(Bloomberg) -- The Federal Reserve Bank of New York said it will shrink its repurchase agreement operations further starting with Friday’s overnight offering, as it continues to downsize the liquidity injections.
It announced a schedule for 14-day term repo operations for Feb. 18 through March 12. The largest will have a maximum size of $25 billion and those starting March 3 will be reduced to a maximum of $20 billion.
The bank followed a similar pattern in announcing a new term repo schedule in mid-January, when it said it would reduce the operations by $5 billion starting in February. The newly scheduled offerings will provide liquidity through March 26.
The maximum size of the central bank’s daily overnight operations, meanwhile, will drop by $20 billion, to $100 billion. These are slated to continue until March 12, according to the New York Fed’s new schedule.
Fed Chairman Jerome Powell reiterated in congressional testimony this week that the central bank stands ready to adjust the operations as conditions warrant.

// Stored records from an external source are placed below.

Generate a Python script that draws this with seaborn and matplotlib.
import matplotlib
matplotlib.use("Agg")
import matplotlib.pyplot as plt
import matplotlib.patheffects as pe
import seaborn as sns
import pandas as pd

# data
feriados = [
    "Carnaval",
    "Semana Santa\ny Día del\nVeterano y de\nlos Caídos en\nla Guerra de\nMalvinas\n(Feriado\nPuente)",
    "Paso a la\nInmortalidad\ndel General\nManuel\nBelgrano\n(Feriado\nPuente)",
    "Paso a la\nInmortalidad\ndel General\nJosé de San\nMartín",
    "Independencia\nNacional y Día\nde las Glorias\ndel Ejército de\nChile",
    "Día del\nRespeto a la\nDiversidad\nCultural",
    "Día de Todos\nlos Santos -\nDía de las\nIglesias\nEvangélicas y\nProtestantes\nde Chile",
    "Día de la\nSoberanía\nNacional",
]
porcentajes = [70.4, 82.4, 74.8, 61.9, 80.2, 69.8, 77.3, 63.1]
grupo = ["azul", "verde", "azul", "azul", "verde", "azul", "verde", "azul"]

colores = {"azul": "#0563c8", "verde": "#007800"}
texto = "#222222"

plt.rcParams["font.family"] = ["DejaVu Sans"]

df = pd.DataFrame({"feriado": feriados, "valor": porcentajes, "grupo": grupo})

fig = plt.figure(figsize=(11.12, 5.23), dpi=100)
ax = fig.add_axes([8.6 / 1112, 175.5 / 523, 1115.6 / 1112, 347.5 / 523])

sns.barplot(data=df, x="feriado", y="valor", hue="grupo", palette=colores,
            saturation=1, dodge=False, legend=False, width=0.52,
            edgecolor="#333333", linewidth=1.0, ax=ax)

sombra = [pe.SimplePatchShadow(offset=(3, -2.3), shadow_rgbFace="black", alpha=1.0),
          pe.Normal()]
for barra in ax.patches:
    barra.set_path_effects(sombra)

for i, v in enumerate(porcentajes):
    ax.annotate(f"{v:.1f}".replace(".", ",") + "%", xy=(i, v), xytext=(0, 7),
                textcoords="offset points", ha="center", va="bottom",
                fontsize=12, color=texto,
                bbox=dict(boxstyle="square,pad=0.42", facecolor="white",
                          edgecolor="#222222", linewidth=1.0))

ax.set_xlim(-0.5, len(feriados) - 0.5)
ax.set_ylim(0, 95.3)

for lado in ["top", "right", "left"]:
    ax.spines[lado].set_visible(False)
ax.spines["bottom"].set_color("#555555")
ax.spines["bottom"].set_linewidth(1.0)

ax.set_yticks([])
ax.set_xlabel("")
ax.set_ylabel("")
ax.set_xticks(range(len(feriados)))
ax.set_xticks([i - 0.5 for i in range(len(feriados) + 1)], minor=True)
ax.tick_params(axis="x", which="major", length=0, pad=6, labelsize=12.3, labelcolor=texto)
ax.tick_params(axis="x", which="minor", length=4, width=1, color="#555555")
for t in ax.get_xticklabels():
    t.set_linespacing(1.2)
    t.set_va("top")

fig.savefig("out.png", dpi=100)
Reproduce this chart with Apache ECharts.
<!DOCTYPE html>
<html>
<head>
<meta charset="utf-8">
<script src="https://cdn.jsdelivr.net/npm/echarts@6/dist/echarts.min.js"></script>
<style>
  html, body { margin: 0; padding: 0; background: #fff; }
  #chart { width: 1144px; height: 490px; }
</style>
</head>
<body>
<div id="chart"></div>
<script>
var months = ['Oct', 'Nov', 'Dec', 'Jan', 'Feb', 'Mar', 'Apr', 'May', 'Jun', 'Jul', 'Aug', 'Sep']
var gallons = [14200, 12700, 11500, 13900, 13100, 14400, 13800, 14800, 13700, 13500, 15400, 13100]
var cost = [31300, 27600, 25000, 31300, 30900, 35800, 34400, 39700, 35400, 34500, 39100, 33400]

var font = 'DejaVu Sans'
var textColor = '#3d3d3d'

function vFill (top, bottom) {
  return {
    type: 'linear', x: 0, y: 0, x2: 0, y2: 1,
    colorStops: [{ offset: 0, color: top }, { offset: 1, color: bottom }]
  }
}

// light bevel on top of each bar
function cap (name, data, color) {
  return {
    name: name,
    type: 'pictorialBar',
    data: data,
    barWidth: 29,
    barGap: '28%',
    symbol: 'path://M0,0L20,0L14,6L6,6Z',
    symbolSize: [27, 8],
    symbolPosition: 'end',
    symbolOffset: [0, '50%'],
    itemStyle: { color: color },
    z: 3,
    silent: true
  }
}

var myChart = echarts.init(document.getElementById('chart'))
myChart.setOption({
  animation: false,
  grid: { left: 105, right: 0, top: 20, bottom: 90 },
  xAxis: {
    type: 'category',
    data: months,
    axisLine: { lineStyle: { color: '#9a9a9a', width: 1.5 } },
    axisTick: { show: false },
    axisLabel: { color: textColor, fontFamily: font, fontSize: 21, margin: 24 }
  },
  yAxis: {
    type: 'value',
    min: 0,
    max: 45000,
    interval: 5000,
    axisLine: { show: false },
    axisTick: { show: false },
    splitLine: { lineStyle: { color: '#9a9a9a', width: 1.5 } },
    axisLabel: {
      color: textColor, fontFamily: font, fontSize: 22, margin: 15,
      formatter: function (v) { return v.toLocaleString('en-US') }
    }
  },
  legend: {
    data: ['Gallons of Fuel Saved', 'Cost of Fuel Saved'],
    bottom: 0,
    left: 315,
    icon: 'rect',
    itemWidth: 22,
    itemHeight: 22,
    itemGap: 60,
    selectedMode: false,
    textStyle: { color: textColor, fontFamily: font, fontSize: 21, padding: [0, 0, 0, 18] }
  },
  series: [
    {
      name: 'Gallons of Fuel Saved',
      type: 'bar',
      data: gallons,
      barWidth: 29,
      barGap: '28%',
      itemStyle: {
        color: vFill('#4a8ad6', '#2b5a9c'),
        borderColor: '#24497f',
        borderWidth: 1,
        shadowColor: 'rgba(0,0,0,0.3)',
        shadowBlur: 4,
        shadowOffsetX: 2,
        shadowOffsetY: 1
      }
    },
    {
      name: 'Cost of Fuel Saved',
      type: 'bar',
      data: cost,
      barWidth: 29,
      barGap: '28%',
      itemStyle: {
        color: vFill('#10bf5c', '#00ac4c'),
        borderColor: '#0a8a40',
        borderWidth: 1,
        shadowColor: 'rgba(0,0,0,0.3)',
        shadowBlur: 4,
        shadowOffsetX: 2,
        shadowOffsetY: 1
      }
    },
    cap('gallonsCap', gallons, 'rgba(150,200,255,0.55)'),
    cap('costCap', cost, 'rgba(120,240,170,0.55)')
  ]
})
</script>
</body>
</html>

Powell said last month the Fed would continue term and overnight repo operations at least through April.
The Fed has been conducting repo offerings and Treasury-bill purchases in a bid to keep control of short-term interest rates and bolster bank reserves. The efforts have calmed markets since the September spike that took overnight repo rates as high as 10%, and helped quell concern about a potential cash crunch at the end of 2019.
The Fed also said Thursday that it planned to continue buying $60 billion of Treasury bills each month for reserve management.